Career, Major Works, and Turning Points

In 1931 she married Sture Lindgren and soon welcomed their daughter Karin; her breakthrough began when Karin, ill in bed, asked for stories about "Pippi Longstocking". Lindgren wrote Pippi Langstrump in the early 1940s; after an initial rejection it was published in 1945 and immediately split Sweden between those who saw anarchy and those who saw liberation. She worked for decades at the publishing house Rabens and Sjogren, shaping not only her own books but Swedish children's literature more broadly. Major works followed in rapid succession: the Bill Bergson (Kalle Blomkvist) mysteries, The Six Bullerby Children, Karlsson-on-the-Roof, Ronia, the Robber's Daughter, and The Brothers Lionheart, which dared to speak to children about death and courage without condescension. A later turning point came when she used her fame as a civic platform: her 1976 tax-satire "Pomperipossa" helped spark debate on Sweden's tax policy, and her public advocacy for children's rights and animal welfare made her, late in life, a national conscience as much as a storyteller.

Philosophy, Style, and Themes

Her style is deceptively plain - crystalline Swedish sentences, quick dialogue, and scenes built from physical sensations (mud, pancakes, haylofts, icy lakes) that make freedom feel like a place you can step into.

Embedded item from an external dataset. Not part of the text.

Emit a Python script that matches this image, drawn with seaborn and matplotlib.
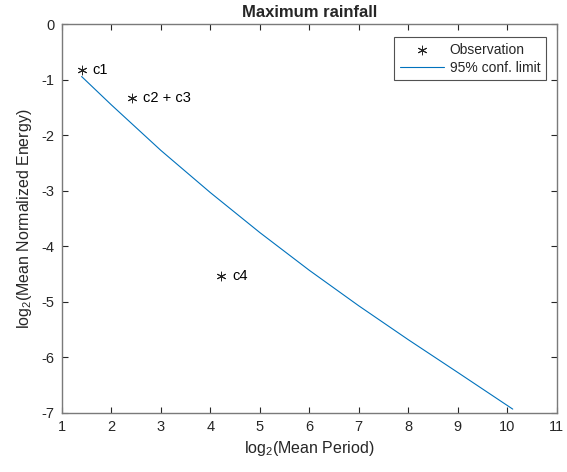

Yet underneath is a moral architecture: the child is not a future adult but a complete person, and the adult world is judged by how it treats the small, the poor, and the odd. Pippi's laughter, Emil's mischief, and Ronja's defiance are not celebrations of chaos for its own sake; they are experiments in dignity, asking what happens when a child refuses the roles that fear assigns.

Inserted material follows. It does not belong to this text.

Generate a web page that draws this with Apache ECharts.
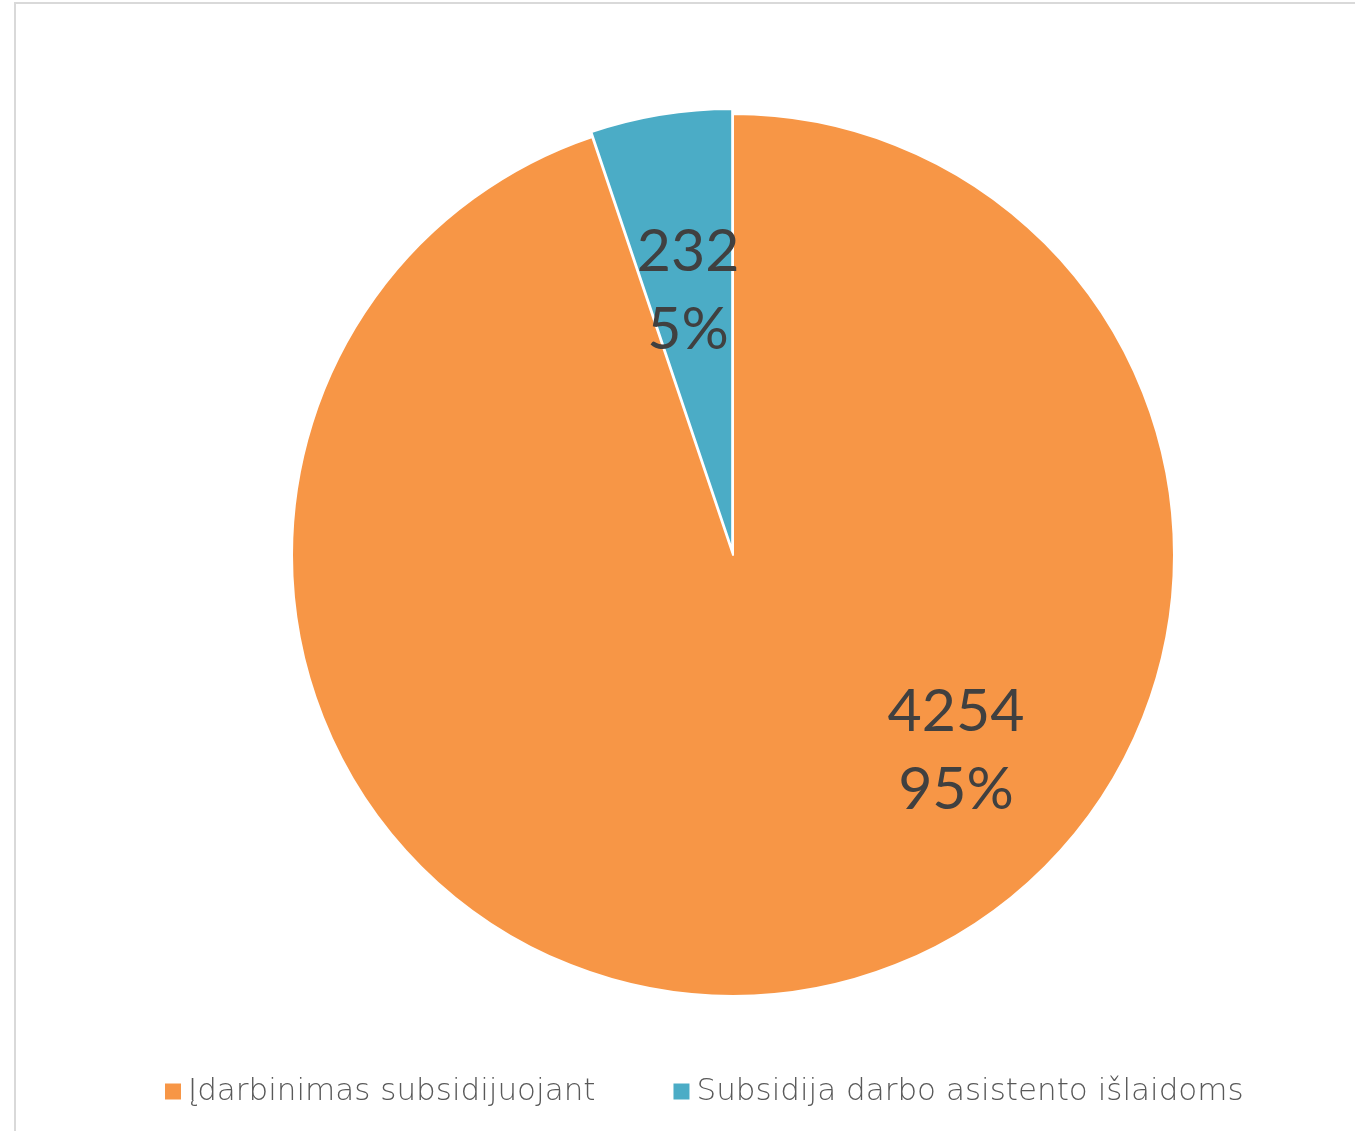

Lindgren's inner life combined unsentimental practicality with fierce attachment, and she often spoke in a tone that was both wry and revealing. "I don't mind dying, I'll gladly do that, but not right now, I need to clean the house first". The humor is domestic, but the psychology is serious - mortality acknowledged, anxiety managed through order, and a refusal to romanticize suffering. Love, in her view, was less a consuming drama than a steady, generational force: "I have never experienced being madly in love the way most people seem to have been, although it is not something I would miss. Instead I have had an enormous ability to love my children and my grandchildren and my great grandchildren". That orientation helps explain why her books grant children astonishing autonomy while insisting, quietly, on loyalty and care: she trusted attachment more than passion, and built worlds where a child can be brave because someone, somewhere, truly holds them in mind.

Legacy and Influence

Lindgren died on January 28, 2002, in Stockholm, but her work remains a central export of Swedish imagination - translated worldwide, adapted for film and television, and absorbed into the grammar of childhood itself. She expanded what children's literature could dare to say, from the right to disobey unjust rules to the right to grieve, and she did it without preaching, by making courage funny and tenderness non-negotiable. In Sweden her influence persists institutionally through the Astrid Lindgren Memorial Award, and culturally through a continuing expectation that stories for the young should be artful, ethically awake, and on the child's side.